DİHA est la source d'informations la plus reconnue pour beaucoup de Kurdes du monde entier, et pour ceux qui n'ont plus confiance dans les autres médias. Son site web avait été censuré en juillet, lors d'une vague de blocages qu'avait couvert Global Voices. Depuis, leurs noms de domaines et sites miroirs ont été bloqués plus de 20 fois.

Un revolver sur la tempe d'un journaliste

Récemment, l'événement qui a choqué les journalistes du le pays montre à quel point le gouvernement va loin dans sa guerre contre les médias – jusqu'à l'inacceptable.

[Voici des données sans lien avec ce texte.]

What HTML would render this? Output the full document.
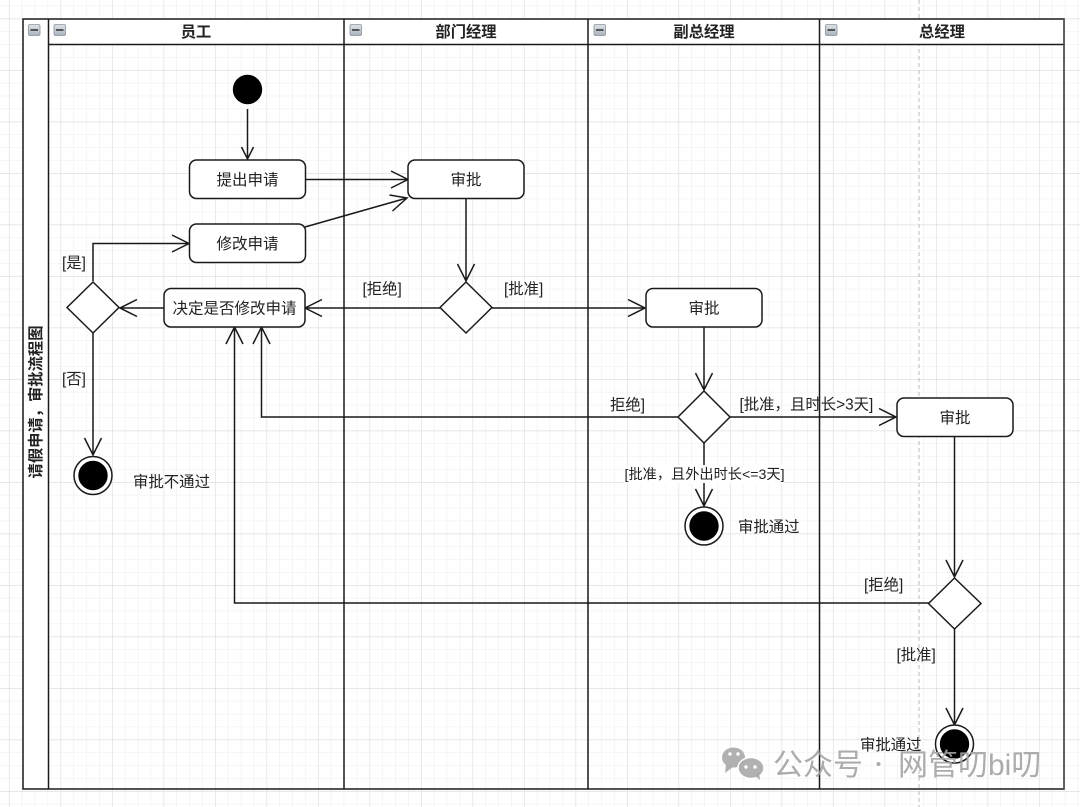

Le journaliste Murat Demir, qui travaille pour Özgür Gün TV, ainsi que le journaliste pour l'agence DİHA Serhat Yüce, ont tous deux été menacés, battus, puis mis en garde à vue par des policiers en civil, dans la ville de Silvan, dans le partie kurde de la Turquie, à l'Est.

Alors qu'ils se préparaient à photographier la ville sous couvre-feu, un officier de police en voiture s'est arrêté près d'eux, a chargé son arme, et l'a pointée sur Serhat Yüce, tout en le menaçant verbalement.

Et maintenant, que va-t-il arriver ?

Être journaliste n'a jamais été facile en Turquie. L'histoire des médias en Turquie regorge d'histoires de menaces, agressions, tortures et même assassinats de journalistes.

Les attaques des bureaux des publications et des travailleurs des médias fait remonter le souvenir des jours les plus sombres, et a provoqué à juste titre l'installation d'une peur au sein de la presse indépendante et critique. Des événements comme l'arrestation des journalistes de VICE et l'expulsion de Frederike Geerdink montrent aussi que les attaques envers la presse libre ne se limitent pas aux citoyens turcs.

Prédire l'avenir est difficile, où que ce soit, mais c'est encore plus difficile en Turquie. Ces dernières années ont été un vrai challenge économique et sécuritaire, et tout cela a contribué à rétrograder la Turquie vers son passé violent et morose.

Mais il semble certain qu'il n'y aura pas de relâche avant le 1er novembre, et tous les journalistes auront à choisir entre l'auto-censure ou la prise de risque croissante.